• Do this:
Using the records below, please work out how many lines contain "that"; answer with the number alone.

• Exercise material:
** START **
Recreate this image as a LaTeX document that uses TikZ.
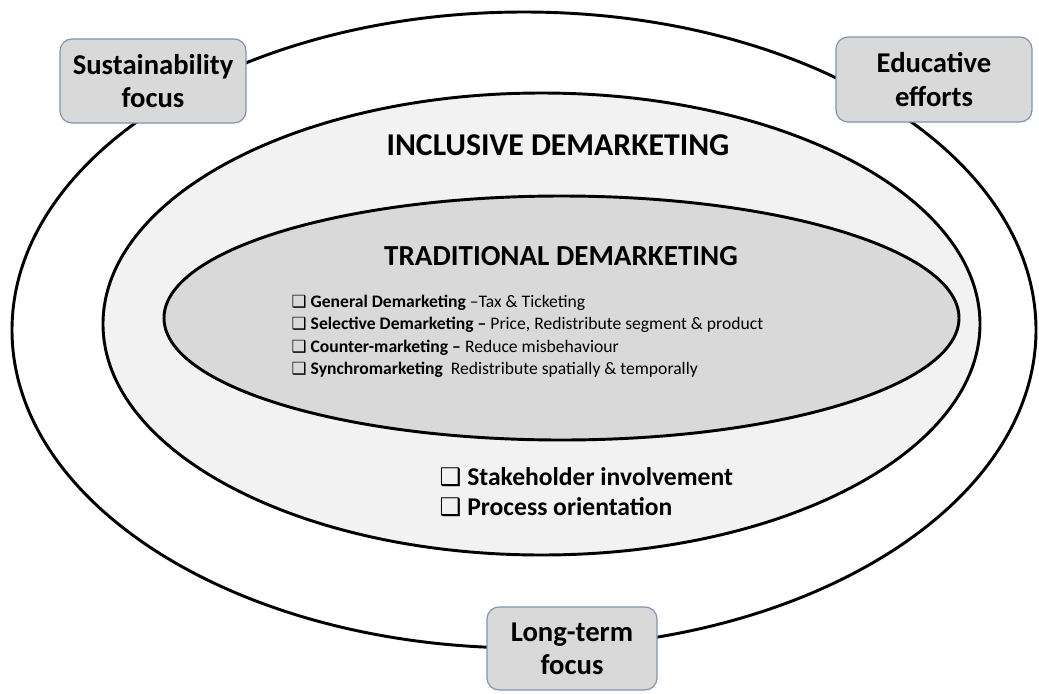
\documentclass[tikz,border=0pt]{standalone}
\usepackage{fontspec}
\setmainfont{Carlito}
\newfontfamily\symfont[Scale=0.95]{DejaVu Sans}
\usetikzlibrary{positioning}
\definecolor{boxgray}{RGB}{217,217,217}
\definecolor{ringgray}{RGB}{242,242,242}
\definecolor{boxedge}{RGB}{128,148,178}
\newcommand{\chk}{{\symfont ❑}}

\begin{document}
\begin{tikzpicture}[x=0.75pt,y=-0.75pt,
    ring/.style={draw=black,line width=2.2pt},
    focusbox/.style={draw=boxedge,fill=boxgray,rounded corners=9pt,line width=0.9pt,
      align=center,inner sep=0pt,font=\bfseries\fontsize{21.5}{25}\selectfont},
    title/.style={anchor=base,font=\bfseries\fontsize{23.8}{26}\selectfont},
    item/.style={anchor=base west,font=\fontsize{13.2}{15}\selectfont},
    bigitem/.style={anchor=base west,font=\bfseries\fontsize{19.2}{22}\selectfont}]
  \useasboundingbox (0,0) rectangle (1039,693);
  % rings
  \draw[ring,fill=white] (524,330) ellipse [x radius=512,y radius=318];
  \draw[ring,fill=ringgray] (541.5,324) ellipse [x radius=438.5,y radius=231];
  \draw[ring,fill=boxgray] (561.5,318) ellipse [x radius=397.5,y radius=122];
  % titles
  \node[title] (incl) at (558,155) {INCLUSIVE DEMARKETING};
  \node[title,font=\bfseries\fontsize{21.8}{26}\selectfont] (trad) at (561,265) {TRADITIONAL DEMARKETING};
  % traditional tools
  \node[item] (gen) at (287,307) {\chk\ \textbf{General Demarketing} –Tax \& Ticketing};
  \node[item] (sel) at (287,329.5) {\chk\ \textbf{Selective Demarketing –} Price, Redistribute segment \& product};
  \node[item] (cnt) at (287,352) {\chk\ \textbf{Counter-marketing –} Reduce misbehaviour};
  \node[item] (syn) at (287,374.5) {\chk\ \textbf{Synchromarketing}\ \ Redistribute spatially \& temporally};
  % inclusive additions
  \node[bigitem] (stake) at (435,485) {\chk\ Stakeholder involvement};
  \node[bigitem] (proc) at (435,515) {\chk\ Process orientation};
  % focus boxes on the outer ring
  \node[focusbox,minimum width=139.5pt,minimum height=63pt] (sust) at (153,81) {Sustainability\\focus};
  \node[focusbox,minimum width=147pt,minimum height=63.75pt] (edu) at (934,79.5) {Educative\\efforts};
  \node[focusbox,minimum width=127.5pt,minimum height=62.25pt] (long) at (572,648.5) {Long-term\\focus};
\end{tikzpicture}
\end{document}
** END **
** START **
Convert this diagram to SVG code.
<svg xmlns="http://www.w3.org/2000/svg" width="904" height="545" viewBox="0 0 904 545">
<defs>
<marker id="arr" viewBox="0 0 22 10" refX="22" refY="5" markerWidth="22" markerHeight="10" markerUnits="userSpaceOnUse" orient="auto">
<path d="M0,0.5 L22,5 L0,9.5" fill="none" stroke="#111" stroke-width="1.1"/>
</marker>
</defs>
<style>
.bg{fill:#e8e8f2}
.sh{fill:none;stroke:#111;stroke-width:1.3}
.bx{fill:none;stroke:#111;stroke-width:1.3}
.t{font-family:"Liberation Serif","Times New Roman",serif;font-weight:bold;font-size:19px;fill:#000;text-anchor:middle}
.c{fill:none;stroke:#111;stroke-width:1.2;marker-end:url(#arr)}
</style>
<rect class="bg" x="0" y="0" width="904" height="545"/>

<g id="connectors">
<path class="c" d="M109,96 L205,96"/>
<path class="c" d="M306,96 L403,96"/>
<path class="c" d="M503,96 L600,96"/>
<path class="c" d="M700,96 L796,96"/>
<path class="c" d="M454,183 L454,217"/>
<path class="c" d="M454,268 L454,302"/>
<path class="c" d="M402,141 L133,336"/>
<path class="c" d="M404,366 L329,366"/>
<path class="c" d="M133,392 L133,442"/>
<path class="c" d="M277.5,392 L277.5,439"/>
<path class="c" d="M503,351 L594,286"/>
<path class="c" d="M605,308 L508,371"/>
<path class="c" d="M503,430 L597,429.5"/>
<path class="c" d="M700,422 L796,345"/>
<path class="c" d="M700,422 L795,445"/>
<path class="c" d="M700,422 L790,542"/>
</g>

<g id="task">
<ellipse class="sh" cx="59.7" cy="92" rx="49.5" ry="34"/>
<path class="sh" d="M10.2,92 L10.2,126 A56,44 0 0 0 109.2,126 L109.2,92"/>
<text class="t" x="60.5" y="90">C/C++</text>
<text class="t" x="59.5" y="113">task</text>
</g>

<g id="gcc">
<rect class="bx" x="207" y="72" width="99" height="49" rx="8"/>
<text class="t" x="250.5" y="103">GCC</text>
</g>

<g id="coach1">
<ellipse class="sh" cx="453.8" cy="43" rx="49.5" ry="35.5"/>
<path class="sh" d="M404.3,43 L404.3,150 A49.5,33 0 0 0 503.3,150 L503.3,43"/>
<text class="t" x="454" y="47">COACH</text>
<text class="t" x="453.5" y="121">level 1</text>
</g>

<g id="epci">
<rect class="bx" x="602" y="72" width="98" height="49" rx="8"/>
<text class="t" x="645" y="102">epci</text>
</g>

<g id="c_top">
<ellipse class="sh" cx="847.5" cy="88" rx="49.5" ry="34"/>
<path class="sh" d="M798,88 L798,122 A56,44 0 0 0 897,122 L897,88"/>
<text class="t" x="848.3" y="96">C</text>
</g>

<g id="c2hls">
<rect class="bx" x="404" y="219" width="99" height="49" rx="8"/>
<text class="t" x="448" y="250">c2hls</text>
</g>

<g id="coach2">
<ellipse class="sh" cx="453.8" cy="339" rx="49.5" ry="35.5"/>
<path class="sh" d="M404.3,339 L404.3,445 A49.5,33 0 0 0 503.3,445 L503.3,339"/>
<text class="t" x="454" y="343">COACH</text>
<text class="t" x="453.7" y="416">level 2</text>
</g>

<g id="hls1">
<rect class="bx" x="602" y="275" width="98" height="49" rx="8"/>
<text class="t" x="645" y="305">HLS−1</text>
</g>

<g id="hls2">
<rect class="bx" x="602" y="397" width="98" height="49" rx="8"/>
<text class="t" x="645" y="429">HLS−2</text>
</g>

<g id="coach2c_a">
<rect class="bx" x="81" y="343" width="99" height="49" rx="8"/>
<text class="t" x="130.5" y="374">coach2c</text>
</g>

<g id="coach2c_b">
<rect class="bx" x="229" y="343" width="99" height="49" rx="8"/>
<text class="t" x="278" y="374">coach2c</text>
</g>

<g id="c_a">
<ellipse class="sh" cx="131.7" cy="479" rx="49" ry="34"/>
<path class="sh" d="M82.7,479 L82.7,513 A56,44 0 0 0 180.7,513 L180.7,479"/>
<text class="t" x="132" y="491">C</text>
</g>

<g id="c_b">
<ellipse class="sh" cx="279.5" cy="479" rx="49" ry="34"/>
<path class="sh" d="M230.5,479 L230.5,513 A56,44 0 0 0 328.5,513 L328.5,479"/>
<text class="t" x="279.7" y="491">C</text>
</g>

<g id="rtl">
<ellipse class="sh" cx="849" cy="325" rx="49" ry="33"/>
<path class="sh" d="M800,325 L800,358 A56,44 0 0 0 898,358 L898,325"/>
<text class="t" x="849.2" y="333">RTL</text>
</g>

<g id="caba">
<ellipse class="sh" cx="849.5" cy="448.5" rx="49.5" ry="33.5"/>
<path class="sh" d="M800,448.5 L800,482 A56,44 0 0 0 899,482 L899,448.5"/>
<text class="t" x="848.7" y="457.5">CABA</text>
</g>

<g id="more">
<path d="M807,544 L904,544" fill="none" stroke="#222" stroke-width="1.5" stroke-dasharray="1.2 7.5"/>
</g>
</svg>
** END **
** START **
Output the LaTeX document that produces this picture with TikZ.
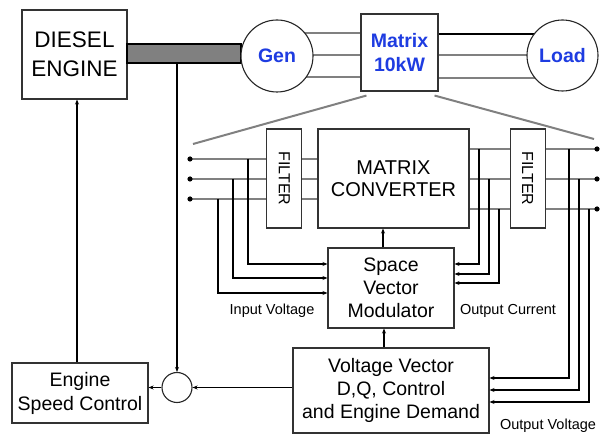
** END **
• Output of the exercise:
2